> **TASK PROMPT**: Copy everything in the listing below word for word, apart from any images.

> **WORKING DATA**:
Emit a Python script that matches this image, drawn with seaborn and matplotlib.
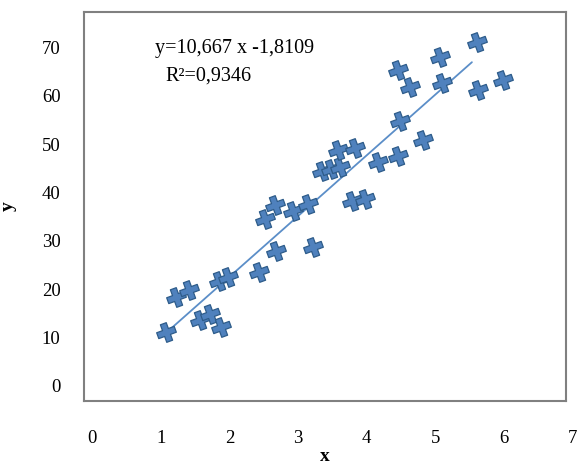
import numpy as np
import pandas as pd
import matplotlib
matplotlib.use("Agg")
import matplotlib.pyplot as plt
from matplotlib.markers import MarkerStyle
from matplotlib.transforms import Affine2D
import seaborn as sns

sns.set_style("white")
plt.rcParams['font.family'] = ['Liberation Serif', 'DejaVu Serif']
plt.rcParams['text.color'] = 'black'
plt.rcParams['axes.labelcolor'] = 'black'
plt.rcParams['xtick.color'] = 'black'
plt.rcParams['ytick.color'] = 'black'

x_vals = [1.08, 1.22, 1.41, 1.57, 1.72, 1.88, 1.85, 1.98, 2.43, 2.52, 2.66,
          2.68, 2.93, 3.14, 3.22, 3.35, 3.48, 3.61, 3.58, 3.83, 3.79, 3.97,
          4.16, 4.45, 4.48, 4.82, 4.45, 4.63, 5.07, 5.09, 5.60, 5.62, 5.98]
y_vals = [11.2, 18.4, 19.8, 13.6, 14.9, 12.2, 21.7, 22.5, 23.6, 34.5, 37.4,
          27.9, 36.2, 37.6, 28.7, 44.4, 44.8, 45.2, 48.8, 49.2, 38.2, 38.6,
          46.3, 47.5, 54.8, 50.8, 65.3, 61.8, 68.0, 62.6, 71.1, 61.2, 63.2]
trend_x = [1.16, 5.53]
trend_y = [12.0, 66.9]
x_ticks = [0, 1, 2, 3, 4, 5, 6, 7]
y_ticks = [0, 10, 20, 30, 40, 50, 60, 70]
eq_text = "y=10,667 x -1,8109"
r2_text = "R\u00b2=0,9346"

df = pd.DataFrame({"x": x_vals, "y": y_vals})
tr = pd.DataFrame({"x": trend_x, "y": trend_y})

W, H = 577, 466
fig = plt.figure(figsize=(W / 100, H / 100), dpi=100)

L, R, T, B = 84, 566, 12, 401
ax = fig.add_axes([L / W, (H - B) / H, (R - L) / W, (B - T) / H])

px_per_x = 68.7
x0_px = 92
xmin = (L - x0_px) / px_per_x
xmax = (R - x0_px) / px_per_x
px_per_y = 4.84
y0_px = 386
ymin = (y0_px - B) / px_per_y
ymax = (y0_px - T) / px_per_y

blue = "#4F81BD"
edge = "#2E5C8A"

sns.lineplot(data=tr, x="x", y="y", ax=ax, color="#5B8EC8", linewidth=1.3)

mk = MarkerStyle("P", transform=Affine2D().rotate_deg(20))
sns.scatterplot(data=df, x="x", y="y", ax=ax, marker=mk, s=180,
                color=blue, edgecolor=edge, linewidth=0.9, zorder=3)

ax.set_xlim(xmin, xmax)
ax.set_ylim(ymin, ymax)
ax.set_yticks(y_ticks)
ax.set_yticklabels([str(v) for v in y_ticks])
ax.tick_params(axis="y", length=0, pad=17, labelsize=13.5)
ax.set_xticks([])
ax.set_xlabel("")
ax.set_ylabel("y", fontsize=14, fontweight="bold")
ax.yaxis.set_label_coords(-(L - 17) / (R - L), 0.5)
for s in ax.spines.values():
    s.set_color("#808080")
    s.set_linewidth(1.5)

# secondary axes carrying the x tick labels (they extend past the frame)
lab_xmax = 7.1
lab_w = (lab_xmax - xmin) * px_per_x
axl = fig.add_axes([L / W, (H - B) / H, lab_w / W, (B - T) / H], zorder=-1)
axl.patch.set_visible(False)
for s in axl.spines.values():
    s.set_visible(False)
axl.set_xlim(xmin, lab_xmax)
axl.set_xticks(x_ticks)
axl.set_xticklabels([str(v) for v in x_ticks])
axl.tick_params(axis="x", length=0, pad=21, labelsize=13.5)
axl.set_yticks([])
axl.set_xlabel("x", fontsize=14, fontweight="bold")
axl.xaxis.set_label_coords(((L + R) / 2 - L) / lab_w, -(448 - B) / (B - T))

ax.text(0.147, 0.905, eq_text, transform=ax.transAxes, fontsize=14.5,
        ha="left", va="center")
ax.text(0.168, 0.835, r2_text, transform=ax.transAxes, fontsize=14.5,
        ha="left", va="center")

fig.savefig("out.png", dpi=100)
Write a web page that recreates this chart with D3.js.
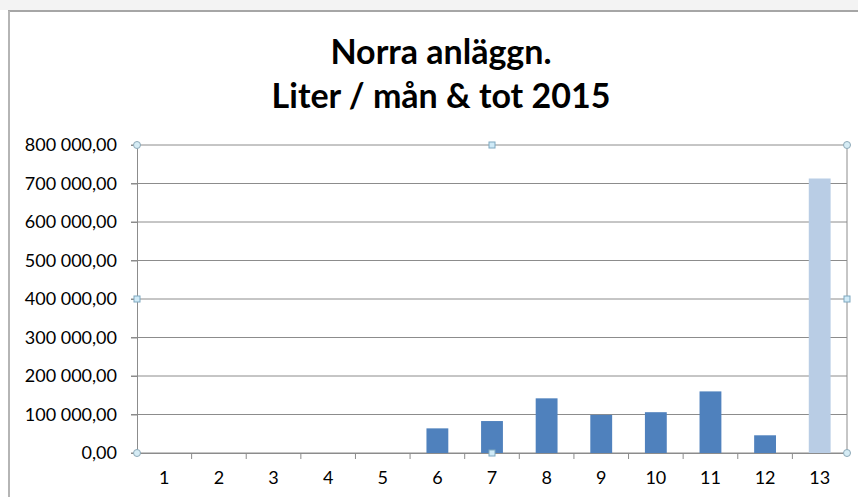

> **CORRECT RESPONSE**:
Emit a Python script that matches this image, drawn with seaborn and matplotlib.
import numpy as np
import pandas as pd
import matplotlib
matplotlib.use("Agg")
import matplotlib.pyplot as plt
from matplotlib.markers import MarkerStyle
from matplotlib.transforms import Affine2D
import seaborn as sns

sns.set_style("white")
plt.rcParams['font.family'] = ['Liberation Serif', 'DejaVu Serif']
plt.rcParams['text.color'] = 'black'
plt.rcParams['axes.labelcolor'] = 'black'
plt.rcParams['xtick.color'] = 'black'
plt.rcParams['ytick.color'] = 'black'

x_vals = [1.08, 1.22, 1.41, 1.57, 1.72, 1.88, 1.85, 1.98, 2.43, 2.52, 2.66,
          2.68, 2.93, 3.14, 3.22, 3.35, 3.48, 3.61, 3.58, 3.83, 3.79, 3.97,
          4.16, 4.45, 4.48, 4.82, 4.45, 4.63, 5.07, 5.09, 5.60, 5.62, 5.98]
y_vals = [11.2, 18.4, 19.8, 13.6, 14.9, 12.2, 21.7, 22.5, 23.6, 34.5, 37.4,
          27.9, 36.2, 37.6, 28.7, 44.4, 44.8, 45.2, 48.8, 49.2, 38.2, 38.6,
          46.3, 47.5, 54.8, 50.8, 65.3, 61.8, 68.0, 62.6, 71.1, 61.2, 63.2]
trend_x = [1.16, 5.53]
trend_y = [12.0, 66.9]
x_ticks = [0, 1, 2, 3, 4, 5, 6, 7]
y_ticks = [0, 10, 20, 30, 40, 50, 60, 70]
eq_text = "y=10,667 x -1,8109"
r2_text = "R\u00b2=0,9346"

df = pd.DataFrame({"x": x_vals, "y": y_vals})
tr = pd.DataFrame({"x": trend_x, "y": trend_y})

W, H = 577, 466
fig = plt.figure(figsize=(W / 100, H / 100), dpi=100)

L, R, T, B = 84, 566, 12, 401
ax = fig.add_axes([L / W, (H - B) / H, (R - L) / W, (B - T) / H])

px_per_x = 68.7
x0_px = 92
xmin = (L - x0_px) / px_per_x
xmax = (R - x0_px) / px_per_x
px_per_y = 4.84
y0_px = 386
ymin = (y0_px - B) / px_per_y
ymax = (y0_px - T) / px_per_y

blue = "#4F81BD"
edge = "#2E5C8A"

sns.lineplot(data=tr, x="x", y="y", ax=ax, color="#5B8EC8", linewidth=1.3)

mk = MarkerStyle("P", transform=Affine2D().rotate_deg(20))
sns.scatterplot(data=df, x="x", y="y", ax=ax, marker=mk, s=180,
                color=blue, edgecolor=edge, linewidth=0.9, zorder=3)

ax.set_xlim(xmin, xmax)
ax.set_ylim(ymin, ymax)
ax.set_yticks(y_ticks)
ax.set_yticklabels([str(v) for v in y_ticks])
ax.tick_params(axis="y", length=0, pad=17, labelsize=13.5)
ax.set_xticks([])
ax.set_xlabel("")
ax.set_ylabel("y", fontsize=14, fontweight="bold")
ax.yaxis.set_label_coords(-(L - 17) / (R - L), 0.5)
for s in ax.spines.values():
    s.set_color("#808080")
    s.set_linewidth(1.5)

# secondary axes carrying the x tick labels (they extend past the frame)
lab_xmax = 7.1
lab_w = (lab_xmax - xmin) * px_per_x
axl = fig.add_axes([L / W, (H - B) / H, lab_w / W, (B - T) / H], zorder=-1)
axl.patch.set_visible(False)
for s in axl.spines.values():
    s.set_visible(False)
axl.set_xlim(xmin, lab_xmax)
axl.set_xticks(x_ticks)
axl.set_xticklabels([str(v) for v in x_ticks])
axl.tick_params(axis="x", length=0, pad=21, labelsize=13.5)
axl.set_yticks([])
axl.set_xlabel("x", fontsize=14, fontweight="bold")
axl.xaxis.set_label_coords(((L + R) / 2 - L) / lab_w, -(448 - B) / (B - T))

ax.text(0.147, 0.905, eq_text, transform=ax.transAxes, fontsize=14.5,
        ha="left", va="center")
ax.text(0.168, 0.835, r2_text, transform=ax.transAxes, fontsize=14.5,
        ha="left", va="center")

fig.savefig("out.png", dpi=100)
Write a web page that recreates this chart with D3.js.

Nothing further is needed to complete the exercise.